-------- DATA EXCERPT

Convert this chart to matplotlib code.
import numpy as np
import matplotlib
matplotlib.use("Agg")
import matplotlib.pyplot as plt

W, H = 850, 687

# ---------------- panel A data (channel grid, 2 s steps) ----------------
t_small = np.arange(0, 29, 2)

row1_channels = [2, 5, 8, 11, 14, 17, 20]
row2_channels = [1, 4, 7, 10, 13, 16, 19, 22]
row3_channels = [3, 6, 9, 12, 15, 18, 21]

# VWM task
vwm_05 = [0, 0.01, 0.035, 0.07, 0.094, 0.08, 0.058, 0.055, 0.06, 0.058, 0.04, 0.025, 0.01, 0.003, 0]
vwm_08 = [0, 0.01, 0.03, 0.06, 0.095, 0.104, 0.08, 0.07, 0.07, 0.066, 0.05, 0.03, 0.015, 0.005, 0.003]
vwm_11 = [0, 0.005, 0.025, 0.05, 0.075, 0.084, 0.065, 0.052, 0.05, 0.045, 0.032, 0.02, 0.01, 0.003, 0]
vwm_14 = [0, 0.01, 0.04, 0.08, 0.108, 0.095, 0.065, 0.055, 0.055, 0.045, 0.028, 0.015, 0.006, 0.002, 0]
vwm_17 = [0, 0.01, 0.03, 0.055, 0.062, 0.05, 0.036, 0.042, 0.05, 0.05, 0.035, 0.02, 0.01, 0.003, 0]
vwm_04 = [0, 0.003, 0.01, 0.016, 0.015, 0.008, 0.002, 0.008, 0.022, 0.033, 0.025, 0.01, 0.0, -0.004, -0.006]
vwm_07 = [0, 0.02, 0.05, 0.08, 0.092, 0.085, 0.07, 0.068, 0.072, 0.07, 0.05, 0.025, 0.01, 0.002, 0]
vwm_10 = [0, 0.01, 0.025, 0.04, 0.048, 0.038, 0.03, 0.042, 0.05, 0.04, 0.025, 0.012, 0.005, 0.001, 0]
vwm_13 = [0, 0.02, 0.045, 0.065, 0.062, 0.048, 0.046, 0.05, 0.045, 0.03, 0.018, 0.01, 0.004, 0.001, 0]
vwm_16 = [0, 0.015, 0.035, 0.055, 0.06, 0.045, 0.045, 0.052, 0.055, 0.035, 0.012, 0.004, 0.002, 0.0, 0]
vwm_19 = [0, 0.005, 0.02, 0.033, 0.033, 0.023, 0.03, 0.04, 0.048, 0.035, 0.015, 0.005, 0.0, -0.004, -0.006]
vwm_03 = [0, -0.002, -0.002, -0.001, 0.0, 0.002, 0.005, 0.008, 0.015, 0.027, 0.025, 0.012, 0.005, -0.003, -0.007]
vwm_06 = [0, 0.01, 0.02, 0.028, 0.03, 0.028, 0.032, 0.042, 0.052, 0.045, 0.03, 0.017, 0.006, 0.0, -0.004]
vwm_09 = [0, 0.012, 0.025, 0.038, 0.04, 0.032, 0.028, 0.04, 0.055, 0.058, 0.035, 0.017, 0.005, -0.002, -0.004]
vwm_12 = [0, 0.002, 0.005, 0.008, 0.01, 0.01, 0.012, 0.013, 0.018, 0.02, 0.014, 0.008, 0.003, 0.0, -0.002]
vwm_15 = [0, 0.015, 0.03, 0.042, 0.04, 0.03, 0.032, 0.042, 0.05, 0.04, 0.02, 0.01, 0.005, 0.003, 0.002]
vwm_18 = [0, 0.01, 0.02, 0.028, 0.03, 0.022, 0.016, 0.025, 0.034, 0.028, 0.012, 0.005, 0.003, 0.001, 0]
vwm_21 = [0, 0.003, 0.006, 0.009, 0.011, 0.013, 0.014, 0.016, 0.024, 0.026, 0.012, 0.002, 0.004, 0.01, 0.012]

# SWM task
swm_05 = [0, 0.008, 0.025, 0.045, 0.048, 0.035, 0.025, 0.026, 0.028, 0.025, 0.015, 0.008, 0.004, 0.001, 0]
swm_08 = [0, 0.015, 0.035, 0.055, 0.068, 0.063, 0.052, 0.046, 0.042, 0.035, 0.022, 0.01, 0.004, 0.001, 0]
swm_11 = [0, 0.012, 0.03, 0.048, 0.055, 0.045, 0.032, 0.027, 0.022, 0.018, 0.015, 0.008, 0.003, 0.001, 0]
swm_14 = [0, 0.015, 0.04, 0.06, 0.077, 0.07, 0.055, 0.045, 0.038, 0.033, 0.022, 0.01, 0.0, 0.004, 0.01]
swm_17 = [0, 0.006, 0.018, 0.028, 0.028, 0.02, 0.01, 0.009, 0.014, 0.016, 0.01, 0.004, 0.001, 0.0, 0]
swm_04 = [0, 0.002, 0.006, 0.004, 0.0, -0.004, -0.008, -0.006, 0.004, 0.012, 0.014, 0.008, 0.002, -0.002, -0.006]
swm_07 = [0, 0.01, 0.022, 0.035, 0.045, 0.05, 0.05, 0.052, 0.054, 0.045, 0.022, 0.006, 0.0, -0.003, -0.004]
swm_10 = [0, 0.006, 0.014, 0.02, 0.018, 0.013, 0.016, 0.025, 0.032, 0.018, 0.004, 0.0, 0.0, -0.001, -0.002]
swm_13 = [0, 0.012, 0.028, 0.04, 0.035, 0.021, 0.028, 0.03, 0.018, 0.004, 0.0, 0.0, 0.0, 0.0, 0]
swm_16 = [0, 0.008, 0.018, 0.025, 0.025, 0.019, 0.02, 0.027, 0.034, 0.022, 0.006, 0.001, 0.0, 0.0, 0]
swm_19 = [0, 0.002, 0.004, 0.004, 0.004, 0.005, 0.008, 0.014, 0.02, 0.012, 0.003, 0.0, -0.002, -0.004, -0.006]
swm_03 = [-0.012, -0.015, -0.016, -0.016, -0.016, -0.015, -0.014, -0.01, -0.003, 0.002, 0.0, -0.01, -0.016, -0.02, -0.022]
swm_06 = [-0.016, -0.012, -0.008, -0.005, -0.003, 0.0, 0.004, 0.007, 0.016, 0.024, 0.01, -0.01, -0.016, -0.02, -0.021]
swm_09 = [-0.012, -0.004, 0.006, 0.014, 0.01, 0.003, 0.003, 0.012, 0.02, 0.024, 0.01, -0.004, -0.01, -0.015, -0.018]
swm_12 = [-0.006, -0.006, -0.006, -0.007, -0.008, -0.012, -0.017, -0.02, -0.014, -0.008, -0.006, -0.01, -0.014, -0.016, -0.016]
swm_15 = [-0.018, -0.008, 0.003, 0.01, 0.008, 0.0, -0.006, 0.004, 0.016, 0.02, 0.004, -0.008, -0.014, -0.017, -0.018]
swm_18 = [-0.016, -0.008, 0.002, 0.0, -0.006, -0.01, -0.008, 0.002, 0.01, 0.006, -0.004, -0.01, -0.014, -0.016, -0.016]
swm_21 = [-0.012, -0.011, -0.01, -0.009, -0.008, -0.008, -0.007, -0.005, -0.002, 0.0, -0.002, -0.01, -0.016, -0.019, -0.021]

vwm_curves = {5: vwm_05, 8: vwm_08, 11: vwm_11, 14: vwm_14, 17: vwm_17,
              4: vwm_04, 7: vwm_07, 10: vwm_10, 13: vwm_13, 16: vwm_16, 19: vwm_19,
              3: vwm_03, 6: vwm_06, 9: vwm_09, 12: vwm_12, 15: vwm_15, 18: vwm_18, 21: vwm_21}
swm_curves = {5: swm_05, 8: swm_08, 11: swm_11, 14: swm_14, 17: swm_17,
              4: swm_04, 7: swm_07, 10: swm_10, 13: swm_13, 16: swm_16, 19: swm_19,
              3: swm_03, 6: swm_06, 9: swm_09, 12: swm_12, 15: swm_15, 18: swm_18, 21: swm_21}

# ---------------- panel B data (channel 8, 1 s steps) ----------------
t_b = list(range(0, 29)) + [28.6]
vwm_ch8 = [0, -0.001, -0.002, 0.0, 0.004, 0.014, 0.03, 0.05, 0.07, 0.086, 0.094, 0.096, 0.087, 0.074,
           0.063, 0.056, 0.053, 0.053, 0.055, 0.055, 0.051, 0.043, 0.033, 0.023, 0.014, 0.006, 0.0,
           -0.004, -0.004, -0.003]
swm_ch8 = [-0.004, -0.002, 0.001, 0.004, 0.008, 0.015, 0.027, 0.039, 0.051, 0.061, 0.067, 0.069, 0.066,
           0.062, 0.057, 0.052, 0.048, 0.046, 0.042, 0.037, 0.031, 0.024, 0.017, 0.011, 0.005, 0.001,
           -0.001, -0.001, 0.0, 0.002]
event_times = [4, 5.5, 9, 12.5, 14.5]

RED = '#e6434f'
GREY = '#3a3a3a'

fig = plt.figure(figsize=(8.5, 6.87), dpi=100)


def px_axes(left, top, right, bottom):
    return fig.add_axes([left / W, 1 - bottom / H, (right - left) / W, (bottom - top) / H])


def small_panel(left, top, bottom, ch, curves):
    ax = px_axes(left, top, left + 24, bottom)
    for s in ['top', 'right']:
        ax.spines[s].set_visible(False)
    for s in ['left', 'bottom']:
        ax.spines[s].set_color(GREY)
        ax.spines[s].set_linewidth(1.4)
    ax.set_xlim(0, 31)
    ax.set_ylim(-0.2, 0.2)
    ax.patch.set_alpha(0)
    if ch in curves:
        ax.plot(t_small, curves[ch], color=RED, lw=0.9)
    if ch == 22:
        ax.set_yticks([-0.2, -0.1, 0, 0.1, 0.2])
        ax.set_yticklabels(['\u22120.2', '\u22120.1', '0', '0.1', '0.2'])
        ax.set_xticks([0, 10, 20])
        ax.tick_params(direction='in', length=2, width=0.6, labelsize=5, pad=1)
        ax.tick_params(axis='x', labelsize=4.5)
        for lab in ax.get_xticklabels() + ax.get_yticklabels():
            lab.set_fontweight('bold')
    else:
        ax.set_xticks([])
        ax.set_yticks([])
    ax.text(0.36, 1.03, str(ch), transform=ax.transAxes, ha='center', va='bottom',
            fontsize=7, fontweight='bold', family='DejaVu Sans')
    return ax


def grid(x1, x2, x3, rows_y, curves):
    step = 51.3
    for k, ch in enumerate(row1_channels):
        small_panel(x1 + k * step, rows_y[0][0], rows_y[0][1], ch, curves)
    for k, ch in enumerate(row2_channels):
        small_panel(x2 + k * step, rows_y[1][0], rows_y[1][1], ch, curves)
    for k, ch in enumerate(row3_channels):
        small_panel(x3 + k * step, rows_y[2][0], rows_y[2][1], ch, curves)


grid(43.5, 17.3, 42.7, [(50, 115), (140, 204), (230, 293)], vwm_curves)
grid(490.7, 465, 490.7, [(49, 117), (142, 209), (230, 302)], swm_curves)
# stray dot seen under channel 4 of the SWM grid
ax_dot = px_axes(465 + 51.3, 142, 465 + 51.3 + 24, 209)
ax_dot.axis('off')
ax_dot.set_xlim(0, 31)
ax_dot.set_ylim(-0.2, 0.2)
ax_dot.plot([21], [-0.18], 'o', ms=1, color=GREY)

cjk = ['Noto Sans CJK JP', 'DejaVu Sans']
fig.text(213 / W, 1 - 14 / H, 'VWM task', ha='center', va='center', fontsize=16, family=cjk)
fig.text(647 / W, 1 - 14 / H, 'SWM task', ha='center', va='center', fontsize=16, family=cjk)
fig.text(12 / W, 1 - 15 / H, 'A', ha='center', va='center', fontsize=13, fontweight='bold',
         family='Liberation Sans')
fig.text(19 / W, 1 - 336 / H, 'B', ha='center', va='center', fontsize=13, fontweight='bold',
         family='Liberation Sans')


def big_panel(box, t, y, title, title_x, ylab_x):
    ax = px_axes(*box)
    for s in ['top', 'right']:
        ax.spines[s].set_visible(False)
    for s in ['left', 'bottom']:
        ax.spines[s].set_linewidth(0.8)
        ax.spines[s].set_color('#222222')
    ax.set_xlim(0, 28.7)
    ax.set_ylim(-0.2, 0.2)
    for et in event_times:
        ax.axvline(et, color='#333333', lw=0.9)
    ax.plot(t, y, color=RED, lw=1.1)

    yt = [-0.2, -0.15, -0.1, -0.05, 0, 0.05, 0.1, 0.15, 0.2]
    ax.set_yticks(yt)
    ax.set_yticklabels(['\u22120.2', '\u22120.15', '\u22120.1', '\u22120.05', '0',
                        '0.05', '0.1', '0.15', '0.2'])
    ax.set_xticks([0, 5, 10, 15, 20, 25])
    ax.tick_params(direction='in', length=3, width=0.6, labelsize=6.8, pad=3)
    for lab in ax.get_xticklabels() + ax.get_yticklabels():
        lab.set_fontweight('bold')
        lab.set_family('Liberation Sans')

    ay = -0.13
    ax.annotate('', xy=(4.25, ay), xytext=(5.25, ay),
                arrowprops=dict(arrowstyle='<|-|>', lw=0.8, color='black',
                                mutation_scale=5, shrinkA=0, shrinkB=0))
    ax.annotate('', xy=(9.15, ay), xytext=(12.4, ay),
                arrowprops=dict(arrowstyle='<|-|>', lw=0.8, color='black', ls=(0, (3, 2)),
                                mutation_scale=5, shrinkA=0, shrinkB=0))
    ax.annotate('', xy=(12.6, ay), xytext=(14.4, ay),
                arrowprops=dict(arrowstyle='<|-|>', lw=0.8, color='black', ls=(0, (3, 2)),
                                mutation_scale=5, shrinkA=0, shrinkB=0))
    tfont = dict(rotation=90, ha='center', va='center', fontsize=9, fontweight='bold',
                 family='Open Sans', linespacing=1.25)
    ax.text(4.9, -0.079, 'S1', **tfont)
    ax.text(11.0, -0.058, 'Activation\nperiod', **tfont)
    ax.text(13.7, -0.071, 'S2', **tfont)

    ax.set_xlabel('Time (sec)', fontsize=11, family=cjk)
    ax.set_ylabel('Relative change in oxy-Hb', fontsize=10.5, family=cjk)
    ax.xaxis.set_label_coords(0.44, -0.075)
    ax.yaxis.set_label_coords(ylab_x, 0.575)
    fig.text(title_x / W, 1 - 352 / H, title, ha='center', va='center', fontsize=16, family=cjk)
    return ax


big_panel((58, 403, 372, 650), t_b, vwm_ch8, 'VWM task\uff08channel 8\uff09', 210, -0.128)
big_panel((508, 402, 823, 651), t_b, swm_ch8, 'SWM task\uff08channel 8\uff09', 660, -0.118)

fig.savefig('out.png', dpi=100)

----------------

DIRECTIVE: Write out the listing's lines exactly, from its first line through the line that contains "row3_channels = [3, 6, 9, 12, 15, 18, 21]", and stop there.

FINAL ANSWER:
Convert this chart to matplotlib code.
import numpy as np
import matplotlib
matplotlib.use("Agg")
import matplotlib.pyplot as plt

W, H = 850, 687

# ---------------- panel A data (channel grid, 2 s steps) ----------------
t_small = np.arange(0, 29, 2)

row1_channels = [2, 5, 8, 11, 14, 17, 20]
row2_channels = [1, 4, 7, 10, 13, 16, 19, 22]
row3_channels = [3, 6, 9, 12, 15, 18, 21]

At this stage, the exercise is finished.